## WHAT TO DO:
Emit the data below verbatim, stripping out any pictures.

● ● ●

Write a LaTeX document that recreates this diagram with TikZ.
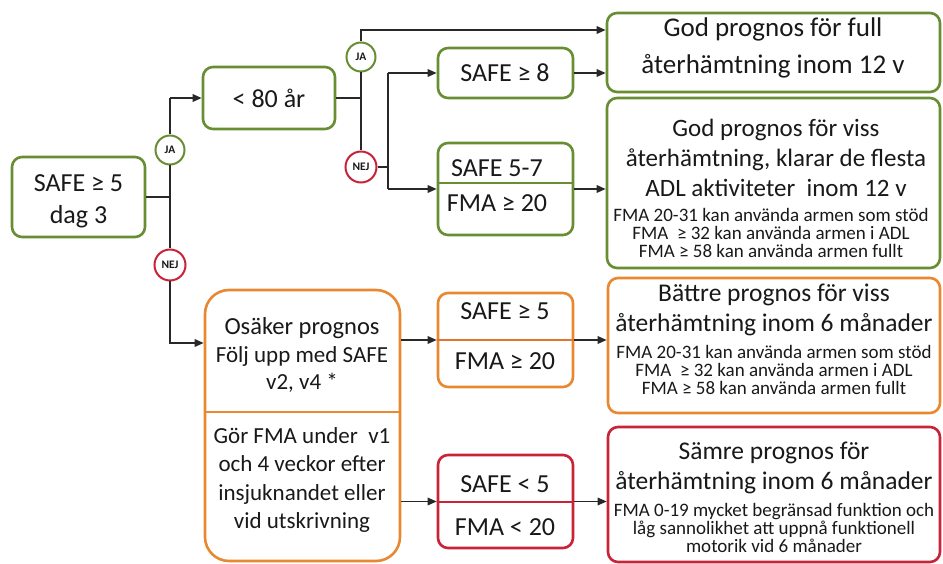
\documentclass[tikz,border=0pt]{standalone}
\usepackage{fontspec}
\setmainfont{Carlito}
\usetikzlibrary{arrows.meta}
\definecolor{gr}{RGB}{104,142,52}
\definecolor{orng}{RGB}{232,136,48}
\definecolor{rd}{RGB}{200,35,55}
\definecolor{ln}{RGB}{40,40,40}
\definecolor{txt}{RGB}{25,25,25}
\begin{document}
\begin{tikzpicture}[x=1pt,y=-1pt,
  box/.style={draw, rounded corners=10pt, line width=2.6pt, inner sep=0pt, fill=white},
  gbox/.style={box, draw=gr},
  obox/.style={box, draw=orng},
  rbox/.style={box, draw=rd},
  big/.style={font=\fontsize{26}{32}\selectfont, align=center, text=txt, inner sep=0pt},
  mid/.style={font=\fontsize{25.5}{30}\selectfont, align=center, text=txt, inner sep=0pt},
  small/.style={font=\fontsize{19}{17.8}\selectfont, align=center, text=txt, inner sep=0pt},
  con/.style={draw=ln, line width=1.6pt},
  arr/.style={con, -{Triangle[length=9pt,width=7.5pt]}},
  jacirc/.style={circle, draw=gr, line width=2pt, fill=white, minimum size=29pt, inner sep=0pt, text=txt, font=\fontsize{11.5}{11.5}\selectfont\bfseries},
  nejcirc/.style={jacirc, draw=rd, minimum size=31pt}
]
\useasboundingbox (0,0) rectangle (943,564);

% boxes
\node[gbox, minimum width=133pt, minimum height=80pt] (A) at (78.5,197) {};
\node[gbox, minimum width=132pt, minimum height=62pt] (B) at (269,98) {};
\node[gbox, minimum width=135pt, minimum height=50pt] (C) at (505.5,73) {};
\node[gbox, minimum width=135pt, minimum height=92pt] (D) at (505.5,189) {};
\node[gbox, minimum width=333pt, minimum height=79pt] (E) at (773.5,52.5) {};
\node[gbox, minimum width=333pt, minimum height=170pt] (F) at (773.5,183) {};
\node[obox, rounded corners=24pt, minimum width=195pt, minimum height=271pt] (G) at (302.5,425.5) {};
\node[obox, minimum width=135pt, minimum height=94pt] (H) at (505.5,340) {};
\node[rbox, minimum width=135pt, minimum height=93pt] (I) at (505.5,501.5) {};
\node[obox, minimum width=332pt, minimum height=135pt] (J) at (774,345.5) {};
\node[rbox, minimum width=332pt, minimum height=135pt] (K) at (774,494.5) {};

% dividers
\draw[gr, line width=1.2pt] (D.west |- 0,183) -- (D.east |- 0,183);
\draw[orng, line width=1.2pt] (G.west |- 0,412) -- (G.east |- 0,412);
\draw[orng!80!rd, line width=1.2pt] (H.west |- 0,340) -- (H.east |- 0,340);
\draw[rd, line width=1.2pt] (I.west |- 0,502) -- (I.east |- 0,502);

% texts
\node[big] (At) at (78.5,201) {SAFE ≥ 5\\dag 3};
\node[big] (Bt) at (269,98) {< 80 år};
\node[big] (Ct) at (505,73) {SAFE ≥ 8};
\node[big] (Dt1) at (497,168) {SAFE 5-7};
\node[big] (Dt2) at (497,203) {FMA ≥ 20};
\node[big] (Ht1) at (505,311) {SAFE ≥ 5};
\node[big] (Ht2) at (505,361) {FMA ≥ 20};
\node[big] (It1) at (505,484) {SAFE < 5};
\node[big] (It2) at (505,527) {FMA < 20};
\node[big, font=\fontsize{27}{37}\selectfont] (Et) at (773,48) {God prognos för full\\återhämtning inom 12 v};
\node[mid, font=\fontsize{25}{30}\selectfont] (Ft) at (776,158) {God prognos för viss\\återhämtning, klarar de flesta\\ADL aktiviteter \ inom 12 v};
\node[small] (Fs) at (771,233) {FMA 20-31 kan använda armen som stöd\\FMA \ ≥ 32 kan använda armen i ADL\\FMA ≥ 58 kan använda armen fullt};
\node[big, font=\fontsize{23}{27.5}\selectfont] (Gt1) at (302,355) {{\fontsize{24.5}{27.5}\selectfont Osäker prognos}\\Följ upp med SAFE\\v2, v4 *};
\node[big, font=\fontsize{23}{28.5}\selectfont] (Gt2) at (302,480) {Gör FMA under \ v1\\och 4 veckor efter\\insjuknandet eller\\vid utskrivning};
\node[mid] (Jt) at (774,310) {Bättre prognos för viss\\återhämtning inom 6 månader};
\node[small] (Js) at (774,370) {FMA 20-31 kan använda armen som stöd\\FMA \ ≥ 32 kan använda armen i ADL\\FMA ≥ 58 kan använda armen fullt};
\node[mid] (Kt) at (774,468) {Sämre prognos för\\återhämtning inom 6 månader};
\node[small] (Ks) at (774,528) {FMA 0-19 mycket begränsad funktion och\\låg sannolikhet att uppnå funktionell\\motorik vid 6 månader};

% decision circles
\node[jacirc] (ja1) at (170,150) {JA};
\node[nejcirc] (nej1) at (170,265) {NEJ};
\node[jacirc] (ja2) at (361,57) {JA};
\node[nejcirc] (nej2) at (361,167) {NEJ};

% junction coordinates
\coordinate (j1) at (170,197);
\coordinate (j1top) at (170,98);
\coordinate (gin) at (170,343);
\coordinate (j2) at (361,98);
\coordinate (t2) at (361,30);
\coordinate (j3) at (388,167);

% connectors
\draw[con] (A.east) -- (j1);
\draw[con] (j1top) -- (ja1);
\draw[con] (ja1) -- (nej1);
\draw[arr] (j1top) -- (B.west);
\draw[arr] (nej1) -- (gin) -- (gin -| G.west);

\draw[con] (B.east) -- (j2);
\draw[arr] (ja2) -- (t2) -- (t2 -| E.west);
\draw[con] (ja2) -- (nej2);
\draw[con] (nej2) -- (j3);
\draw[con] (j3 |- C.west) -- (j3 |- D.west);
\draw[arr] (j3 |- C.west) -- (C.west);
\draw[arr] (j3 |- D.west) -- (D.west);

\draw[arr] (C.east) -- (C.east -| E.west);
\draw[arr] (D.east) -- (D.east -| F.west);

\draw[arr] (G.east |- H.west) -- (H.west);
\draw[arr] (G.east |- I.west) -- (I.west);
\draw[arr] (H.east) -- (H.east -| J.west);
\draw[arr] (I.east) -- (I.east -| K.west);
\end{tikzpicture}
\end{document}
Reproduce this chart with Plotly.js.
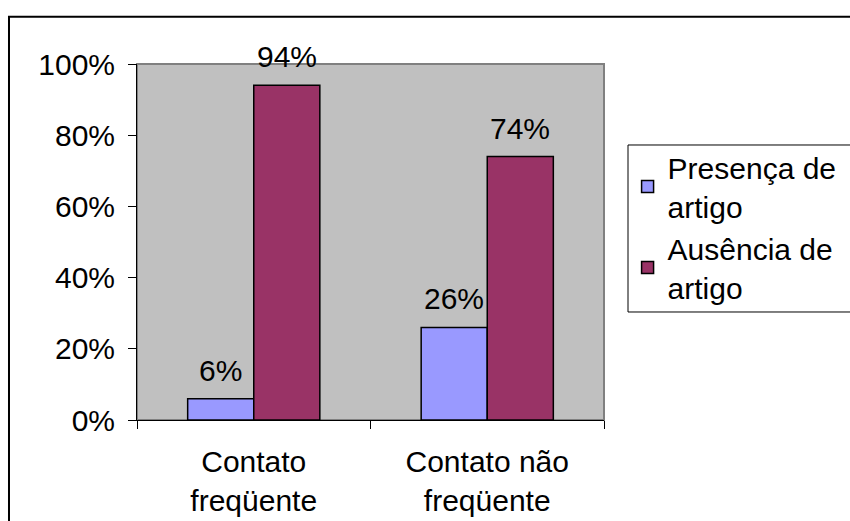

● ● ●

## CORRECT OUTPUT:
Write a LaTeX document that recreates this diagram with TikZ.
\documentclass[tikz,border=0pt]{standalone}
\usepackage{fontspec}
\setmainfont{Carlito}
\usetikzlibrary{arrows.meta}
\definecolor{gr}{RGB}{104,142,52}
\definecolor{orng}{RGB}{232,136,48}
\definecolor{rd}{RGB}{200,35,55}
\definecolor{ln}{RGB}{40,40,40}
\definecolor{txt}{RGB}{25,25,25}
\begin{document}
\begin{tikzpicture}[x=1pt,y=-1pt,
  box/.style={draw, rounded corners=10pt, line width=2.6pt, inner sep=0pt, fill=white},
  gbox/.style={box, draw=gr},
  obox/.style={box, draw=orng},
  rbox/.style={box, draw=rd},
  big/.style={font=\fontsize{26}{32}\selectfont, align=center, text=txt, inner sep=0pt},
  mid/.style={font=\fontsize{25.5}{30}\selectfont, align=center, text=txt, inner sep=0pt},
  small/.style={font=\fontsize{19}{17.8}\selectfont, align=center, text=txt, inner sep=0pt},
  con/.style={draw=ln, line width=1.6pt},
  arr/.style={con, -{Triangle[length=9pt,width=7.5pt]}},
  jacirc/.style={circle, draw=gr, line width=2pt, fill=white, minimum size=29pt, inner sep=0pt, text=txt, font=\fontsize{11.5}{11.5}\selectfont\bfseries},
  nejcirc/.style={jacirc, draw=rd, minimum size=31pt}
]
\useasboundingbox (0,0) rectangle (943,564);

% boxes
\node[gbox, minimum width=133pt, minimum height=80pt] (A) at (78.5,197) {};
\node[gbox, minimum width=132pt, minimum height=62pt] (B) at (269,98) {};
\node[gbox, minimum width=135pt, minimum height=50pt] (C) at (505.5,73) {};
\node[gbox, minimum width=135pt, minimum height=92pt] (D) at (505.5,189) {};
\node[gbox, minimum width=333pt, minimum height=79pt] (E) at (773.5,52.5) {};
\node[gbox, minimum width=333pt, minimum height=170pt] (F) at (773.5,183) {};
\node[obox, rounded corners=24pt, minimum width=195pt, minimum height=271pt] (G) at (302.5,425.5) {};
\node[obox, minimum width=135pt, minimum height=94pt] (H) at (505.5,340) {};
\node[rbox, minimum width=135pt, minimum height=93pt] (I) at (505.5,501.5) {};
\node[obox, minimum width=332pt, minimum height=135pt] (J) at (774,345.5) {};
\node[rbox, minimum width=332pt, minimum height=135pt] (K) at (774,494.5) {};

% dividers
\draw[gr, line width=1.2pt] (D.west |- 0,183) -- (D.east |- 0,183);
\draw[orng, line width=1.2pt] (G.west |- 0,412) -- (G.east |- 0,412);
\draw[orng!80!rd, line width=1.2pt] (H.west |- 0,340) -- (H.east |- 0,340);
\draw[rd, line width=1.2pt] (I.west |- 0,502) -- (I.east |- 0,502);

% texts
\node[big] (At) at (78.5,201) {SAFE ≥ 5\\dag 3};
\node[big] (Bt) at (269,98) {< 80 år};
\node[big] (Ct) at (505,73) {SAFE ≥ 8};
\node[big] (Dt1) at (497,168) {SAFE 5-7};
\node[big] (Dt2) at (497,203) {FMA ≥ 20};
\node[big] (Ht1) at (505,311) {SAFE ≥ 5};
\node[big] (Ht2) at (505,361) {FMA ≥ 20};
\node[big] (It1) at (505,484) {SAFE < 5};
\node[big] (It2) at (505,527) {FMA < 20};
\node[big, font=\fontsize{27}{37}\selectfont] (Et) at (773,48) {God prognos för full\\återhämtning inom 12 v};
\node[mid, font=\fontsize{25}{30}\selectfont] (Ft) at (776,158) {God prognos för viss\\återhämtning, klarar de flesta\\ADL aktiviteter \ inom 12 v};
\node[small] (Fs) at (771,233) {FMA 20-31 kan använda armen som stöd\\FMA \ ≥ 32 kan använda armen i ADL\\FMA ≥ 58 kan använda armen fullt};
\node[big, font=\fontsize{23}{27.5}\selectfont] (Gt1) at (302,355) {{\fontsize{24.5}{27.5}\selectfont Osäker prognos}\\Följ upp med SAFE\\v2, v4 *};
\node[big, font=\fontsize{23}{28.5}\selectfont] (Gt2) at (302,480) {Gör FMA under \ v1\\och 4 veckor efter\\insjuknandet eller\\vid utskrivning};
\node[mid] (Jt) at (774,310) {Bättre prognos för viss\\återhämtning inom 6 månader};
\node[small] (Js) at (774,370) {FMA 20-31 kan använda armen som stöd\\FMA \ ≥ 32 kan använda armen i ADL\\FMA ≥ 58 kan använda armen fullt};
\node[mid] (Kt) at (774,468) {Sämre prognos för\\återhämtning inom 6 månader};
\node[small] (Ks) at (774,528) {FMA 0-19 mycket begränsad funktion och\\låg sannolikhet att uppnå funktionell\\motorik vid 6 månader};

% decision circles
\node[jacirc] (ja1) at (170,150) {JA};
\node[nejcirc] (nej1) at (170,265) {NEJ};
\node[jacirc] (ja2) at (361,57) {JA};
\node[nejcirc] (nej2) at (361,167) {NEJ};

% junction coordinates
\coordinate (j1) at (170,197);
\coordinate (j1top) at (170,98);
\coordinate (gin) at (170,343);
\coordinate (j2) at (361,98);
\coordinate (t2) at (361,30);
\coordinate (j3) at (388,167);

% connectors
\draw[con] (A.east) -- (j1);
\draw[con] (j1top) -- (ja1);
\draw[con] (ja1) -- (nej1);
\draw[arr] (j1top) -- (B.west);
\draw[arr] (nej1) -- (gin) -- (gin -| G.west);

\draw[con] (B.east) -- (j2);
\draw[arr] (ja2) -- (t2) -- (t2 -| E.west);
\draw[con] (ja2) -- (nej2);
\draw[con] (nej2) -- (j3);
\draw[con] (j3 |- C.west) -- (j3 |- D.west);
\draw[arr] (j3 |- C.west) -- (C.west);
\draw[arr] (j3 |- D.west) -- (D.west);

\draw[arr] (C.east) -- (C.east -| E.west);
\draw[arr] (D.east) -- (D.east -| F.west);

\draw[arr] (G.east |- H.west) -- (H.west);
\draw[arr] (G.east |- I.west) -- (I.west);
\draw[arr] (H.east) -- (H.east -| J.west);
\draw[arr] (I.east) -- (I.east -| K.west);
\end{tikzpicture}
\end{document}
Reproduce this chart with Plotly.js.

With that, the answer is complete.